“It was a difficult birth,” laughs Tommy Emmanuel when asked if he was born with a guitar in his hand—not a far cry from the truth for the Nashville-based Grammy-nominated guitar virtuoso. “I started playing at an early age. When I was a baby, I couldn’t sleep without being in front of a record player,” he recalls of his upbringing in his native Australia. “I had it bad from the start.”
At the age of six, Emmanuel was touring regional Australia with his family band; by 30, he was a rock n’ roll lead guitarist burning up stadiums in Europe. At 44, he became one of five people ever named a Certified Guitar Player by his idol, music icon Chet Atkins, whom he credits with inspiring his distinct finger-picking style—Emmanuel frequently threads three different parts simultaneously into his material, operating as a one-man band who handles the melody, the supporting chords and the bass all at once. “When I heard Chet Atkins on the radio, I could tell that he was playing everything at once, and I wanted to have a go at that,” recalls Emmanuel. “I worked it out myself, I didn’t have any lessons or anything. It’s just evolved into whatever it is now. I wrote a lot of stuff between ages 10 and 15, and it was completely unmemorable,” he laughs. “In my early 20s, I started again, and things really changed. I studied songwriting with various writers and got together with people who were really good at it. I stole as much as I could. I was listening to Stevie Wonder and Elton John and Carole King night and day, learning their songs and trying to figure out why a note sounded so good against a chord.”
On January 19th, Emmanuel released a new album Accomplice One, featuring collaborations with the likes of Jason Isbell, Ricky Skaggs, Mark Knopfler, and Amanda Shires reimagining songs originated by everyone from Otis Redding to Jimi Hendrix. “It’s something I’d wanted to do for a long time, and now seemed like the right time,” he explains. “I got together with lots of people I love and admire, and it all worked out. It started out with me and David Grisman and Bryan Sutton getting together to record,” he continues. “I asked Jason Isbell if he’d come in, and he did, and it kind of snowballed from there. It was a miracle, really, I was so fortunate; I happened to be in England when Mark Knopfler wrote back to me, and I was able to go record with him. In London, I got together with Clive Carroll and we did those Irish tunes. Last year, I was doing a guitar camp in Cuba, and my collaborators, Frank Vignola and Vinny Raaniolo, and I took the students to a studio—the lesson for the day was arranging a song and recording it. That became ‘Djangology’ on the record,” he adds. “Everything just came together.”

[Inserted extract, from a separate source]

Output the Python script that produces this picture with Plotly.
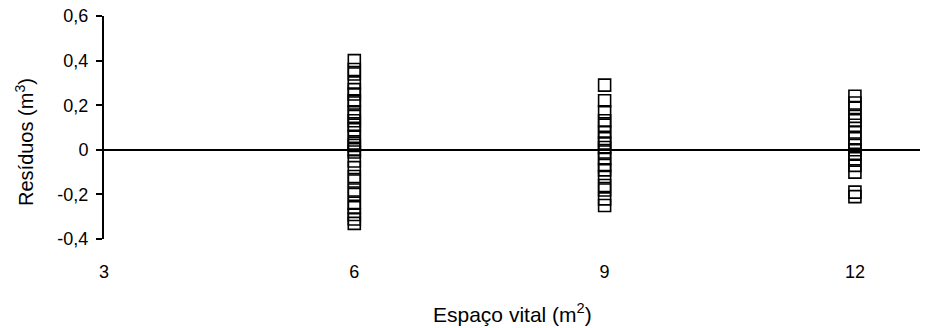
import plotly.graph_objects as go

# Residuals of the volume model, grouped by living space (m²)
espaco_6 = [0.40, 0.36, 0.34, 0.30, 0.27, 0.25, 0.22, 0.21, 0.17, 0.15, 0.13,
            0.11, 0.09, 0.06, 0.03, 0.02, 0.00, -0.01, -0.05, -0.08, -0.12,
            -0.14, -0.18, -0.20, -0.24, -0.26, -0.29, -0.31, -0.33]
espaco_9 = [0.29, 0.22, 0.17, 0.13, 0.11, 0.08, 0.05, 0.03, 0.01, -0.01,
            -0.04, -0.07, -0.09, -0.12, -0.16, -0.18, -0.22, -0.25]
espaco_12 = [0.24, 0.21, 0.19, 0.15, 0.13, 0.11, 0.08, 0.05, 0.02, 0.00,
             -0.02, -0.04, -0.07, -0.10, -0.19, -0.21]

x_ticks = [3, 6, 9, 12]
y_ticks = [-0.4, -0.2, 0, 0.2, 0.4, 0.6]
y_labels = ["-0,4", "-0,2", "0", "0,2", "0,4", "0,6"]

xs, ys = [], []
for esp, vals in ((6, espaco_6), (9, espaco_9), (12, espaco_12)):
    xs += [esp] * len(vals)
    ys += vals

family = "Liberation Sans, Arial, sans-serif"
tick_font = dict(family=family, size=18, color="black")
title_font = dict(family=family, size=20, color="black")

fig = go.Figure(go.Scatter(
    x=xs, y=ys, mode="markers",
    marker=dict(symbol="square-open", size=12, color="black",
                line=dict(width=1.6, color="black")),
    showlegend=False,
))

fig.update_layout(
    width=936, height=328,
    margin=dict(l=104, r=16, t=16, b=89),
    paper_bgcolor="white", plot_bgcolor="white",
    font=tick_font,
    xaxis=dict(
        range=[3, 12.78], tickvals=x_ticks, ticktext=[str(v) for v in x_ticks],
        tickfont=tick_font, automargin=False,
        showline=False, showgrid=False, zeroline=False, ticks="",
        ticklabelstandoff=20,
    ),
    yaxis=dict(
        range=[-0.4, 0.6], tickvals=y_ticks, ticktext=y_labels,
        tickfont=tick_font, automargin=False,
        showline=True, linecolor="black", linewidth=2,
        ticks="outside", ticklen=6, tickwidth=2, tickcolor="black",
        ticklabelstandoff=4,
        showgrid=False, zeroline=True, zerolinecolor="black", zerolinewidth=2,
    ),
    annotations=[
        dict(text="Espaço vital (m<sup>2</sup>)", font=dict(family=family, size=21, color="black"),
             xref="paper", yref="paper", x=0.5, y=-0.332,
             xanchor="center", yanchor="middle", showarrow=False),
        dict(text="Resíduos (m<sup>3</sup>)", font=title_font, textangle=-90,
             xref="paper", yref="paper", x=0, y=0.435, xshift=-79,
             xanchor="center", yanchor="middle", showarrow=False),
    ],
)

fig.write_html("out.html")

“When I brought the idea of ‘Borderline’ to Amanda Shires, she was amazed,” he recalls of their take on the classic Madonna song. “We’d suggested many things, but I had that idea; I didn’t think the original version did the song justice. I thought the song was better than the original version. It’s such a good song, it needed to be stripped of all the crap added to it and sung like an R&B song. That’s just my opinion, which means nothing,” he laughs. “But I liked it. Ricky Skaggs took ‘Song And Dance Man’ and made it his, it was beautiful. I’ve always loved his singing. Jason Isbell did a great job on ‘Deep River Blues’ for me; he knew the song, and he’s from Muscle Shoals, where the song comes from,” he says. “He was the right choice.”

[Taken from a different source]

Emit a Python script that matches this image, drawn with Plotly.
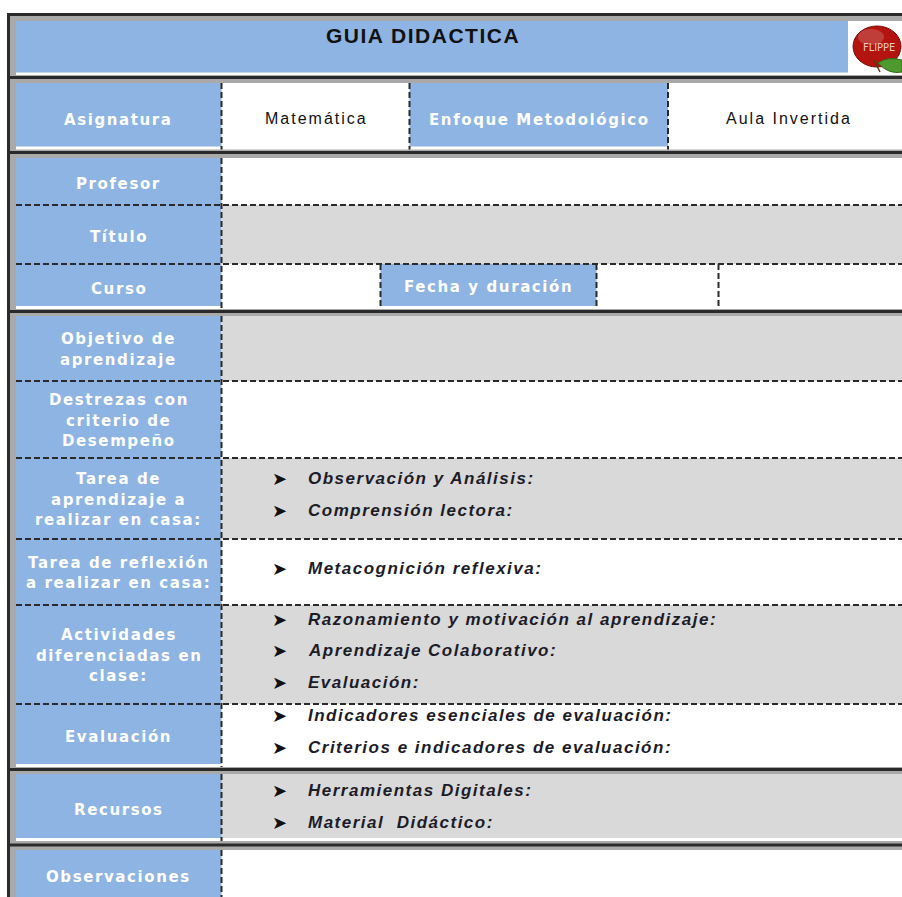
import plotly.graph_objects as go

# ---------------- data (texts of the form) ----------------
title = "GUIA DIDACTICA"
logo_text = "FLIPPE"
header_labels = ["Asignatura", "Enfoque Metodológico"]
header_values = ["Matemática", "Aula Invertida"]
block1_labels = ["Profesor", "Título", "Curso"]
fecha_label = "Fecha y duración"
block2_labels = [
    ["Objetivo de", "aprendizaje"],
    ["Destrezas con", "criterio de", "Desempeño"],
    ["Tarea de", "aprendizaje a", "realizar en casa:"],
    ["Tarea de reflexión", "a realizar en casa:"],
    ["Actividades", "diferenciadas en", "clase:"],
    ["Evaluación"],
]
block2_items = [
    [],
    [],
    ["Observación y Análisis:", "Comprensión lectora:"],
    ["Metacognición reflexiva:"],
    ["Razonamiento y motivación al aprendizaje:", "Aprendizaje Colaborativo:", "Evaluación:"],
    ["Indicadores esenciales de evaluación:", "Criterios e indicadores de evaluación:"],
]
recursos_label = "Recursos"
recursos_items = ["Herramientas Digitales:", "Material  Didáctico:"]
observ_label = "Observaciones"

# ---------------- layout geometry (pixels) ----------------
W, H = 902, 897
BLUE = "#8DB4E2"
GREY = "#D9D9D9"
FRAME = "#A9A9A9"
DARK = "#2A2A2A"
XL, XC = 16, 221.5          # label column left, column divider
XR = 905

shapes = []
ann = []


def rect(x0, y0, x1, y1, fill, line=None):
    shapes.append(dict(type="rect", xref="x", yref="y", x0=x0, y0=y0, x1=x1, y1=y1,
                       fillcolor=fill, line=dict(width=0) if line is None else line,
                       layer="below"))


def dline(x0, y0, x1, y1, dash="6px,3px", width=2, color=DARK):
    shapes.append(dict(type="line", xref="x", yref="y", x0=x0, y0=y0, x1=x1, y1=y1,
                       line=dict(color=color, width=width, dash=dash), layer="above"))


def label(x, y, txt, size=15, spacing=1.6):
    ann.append(dict(x=x, y=y, xref="x", yref="y", showarrow=False,
                    text=f'<span style="letter-spacing:{spacing}px">{txt}</span>',
                    font=dict(family="DejaVu Sans", size=size, color="white", weight="bold"),
                    xanchor="center", yanchor="middle"))


def multilabel(yc, lines, x=(XL + XC) / 2, lh=20.5):
    n = len(lines)
    for i, t in enumerate(lines):
        label(x, yc + (i - (n - 1) / 2) * lh, t)


def item(y, txt):
    ann.append(dict(x=270, y=y, xref="x", yref="y", showarrow=False, text="➤",
                    font=dict(family="DejaVu Sans", size=18, color="#111111"),
                    xanchor="left", yanchor="middle"))
    ann.append(dict(x=306, y=y, xref="x", yref="y", showarrow=False,
                    text=f'<span style="letter-spacing:1.5px"><b><i>{txt}</i></b></span>',
                    font=dict(family="Liberation Sans", size=17, color="#1C1C28"),
                    xanchor="left", yanchor="middle"))


# outer frame
rect(7, 13, XR, H + 5, FRAME)
rect(7, 13, XR, 16, DARK)
rect(7, 13, 10, H + 5, DARK)

# section separators (dark lines in the grey gaps)
for ysep in [77.5, 152.5, 311.5, 769.5, 845]:
    rect(7, ysep - 1.6, XR, ysep + 1.6, DARK)

# ---- title section ----
rect(XL, 21, XR, 75, "white")
rect(XL, 21, 848, 72.5, BLUE)
ann.append(dict(x=423, y=35, xref="x", yref="y", showarrow=False,
                text=f'<span style="letter-spacing:1.5px"><b>{title}</b></span>',
                font=dict(family="Liberation Sans", size=21, color="#111111"),
                xanchor="center", yanchor="middle"))
# logo
shapes.append(dict(type="circle", xref="x", yref="y", x0=853, y0=26, x1=901, y1=67,
                   fillcolor="#B3140F", line=dict(color="#7A0C08", width=1)))
shapes.append(dict(type="circle", xref="x", yref="y", x0=858, y0=29, x1=884, y1=45,
                   fillcolor="rgba(255,255,255,0.18)", line=dict(width=0)))
shapes.append(dict(type="path", xref="x", yref="y",
                   path="M 878 63 Q 888 56 902 60 L 902 72 Q 889 75 878 63 Z",
                   fillcolor="#4E9A2E", line=dict(color="#2F6A1A", width=1)))
dline(874, 60, 880, 72, dash="solid", width=1.5, color="#5A3A1A")
ann.append(dict(x=879, y=47, xref="x", yref="y", showarrow=False, text=logo_text,
                font=dict(family="DejaVu Sans Condensed", size=11, color="#EBC8C8"),
                xanchor="center", yanchor="middle"))

# ---- header section (Asignatura / Enfoque) ----
y0, y1 = 83, 149.5
rect(XL, y0, XR, y1, "white")
rect(XL, y0, XC, y1 - 3, BLUE)
rect(409.5, y0, 668, y1 - 3, BLUE)
dline(XC, y0, XC, y1)
dline(409.5, y0, 409.5, y1)
dline(668, y0, 668, y1)
label((XL + XC) / 2, 120, header_labels[0])
label((409.5 + 668) / 2 + 1, 120, header_labels[1])
for xc, t in [((XC + 409.5) / 2 + 1, header_values[0]), (789, header_values[1])]:
    ann.append(dict(x=xc, y=118, xref="x", yref="y", showarrow=False,
                    text=f'<span style="letter-spacing:2px">{t}</span>',
                    font=dict(family="Liberation Sans", size=16, color="#111111"),
                    xanchor="center", yanchor="middle"))

# ---- block 1 (Profesor / Título / Curso) ----
b1 = [158, 205, 264, 309]
rect(XL, b1[0], XR, b1[-1], "white")
rect(XL, b1[0], XC, b1[-1] - 3, BLUE)
rect(XC, b1[1], XR, b1[2], GREY)
rect(380.5, b1[2], 596.5, b1[-1] - 3, BLUE)
for yb in b1[1:3]:
    dline(XL, yb, XR, yb)
dline(XC, b1[0], XC, b1[-1])
for xv in [380.5, 596.5, 718.5]:
    dline(xv, b1[2], xv, b1[-1])
for i, t in enumerate(block1_labels):
    label((XL + XC) / 2, (b1[i] + b1[i + 1]) / 2 + 2, t)
label((380.5 + 596.5) / 2, 287, fecha_label)

# ---- block 2 ----
b2 = [316, 381, 458, 539, 605, 704, 767]
rect(XL, b2[0], XR, b2[-1], "white")
rect(XL, b2[0], XC, b2[-1] - 3, BLUE)
for i in range(len(block2_labels)):
    if i % 2 == 0:
        rect(XC, b2[i], XR, b2[i + 1], GREY)
for yb in b2[1:-1]:
    dline(XL, yb, XR, yb)
dline(XC, b2[0], XC, b2[-1])
for i, lines in enumerate(block2_labels):
    yc = (b2[i] + b2[i + 1]) / 2
    multilabel(yc + 1, lines)
    items = block2_items[i]
    n = len(items)
    for k, t in enumerate(items):
        item(yc + (k - (n - 1) / 2) * 31.5 - 4, t)

# ---- recursos ----
r0, r1 = 774, 841
rect(XL, r0, XR, r1, "white")
rect(XL, r0, XR, r1 - 3, GREY)
rect(XL, r0, XC, r1 - 3, BLUE)
dline(XC, r0, XC, r1)
label((XL + XC) / 2, 810, recursos_label)
for k, t in enumerate(recursos_items):
    item(790 + k * 32, t)

# ---- observaciones ----
o0 = 850
rect(XL, o0, XR, H + 5, "white")
rect(XL, o0, XC, H + 5, BLUE)
dline(XC, o0, XC, H + 5)
label((XL + XC) / 2, 877, observ_label)

fig = go.Figure()
fig.add_trace(go.Scatter(x=[0, W], y=[0, H], mode="markers", marker=dict(opacity=0),
                         hoverinfo="skip", showlegend=False))
fig.update_layout(
    width=W, height=H, margin=dict(l=0, r=0, t=0, b=0),
    paper_bgcolor="white", plot_bgcolor="white",
    xaxis=dict(range=[0, W], visible=False, fixedrange=True),
    yaxis=dict(range=[H, 0], visible=False, fixedrange=True),
    shapes=shapes, annotations=ann, showlegend=False,
)
fig.write_html("out.html", config=dict(displayModeBar=False),
               post_script="document.body.style.margin='0';document.body.style.overflow='hidden';")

Now, Emmanuel Is on a tour which will feature the album’s guests in different cities; on February 17th, he’ll appear with Jake Shimabukuro at The Ryman Auditorium in Nashville. “I love The Ryman. I still walk around with my jaw on the ground, it’s a big part of my life,” he reveals. “The music I grew up with all came from people who played there. For me, it’s where everything started.”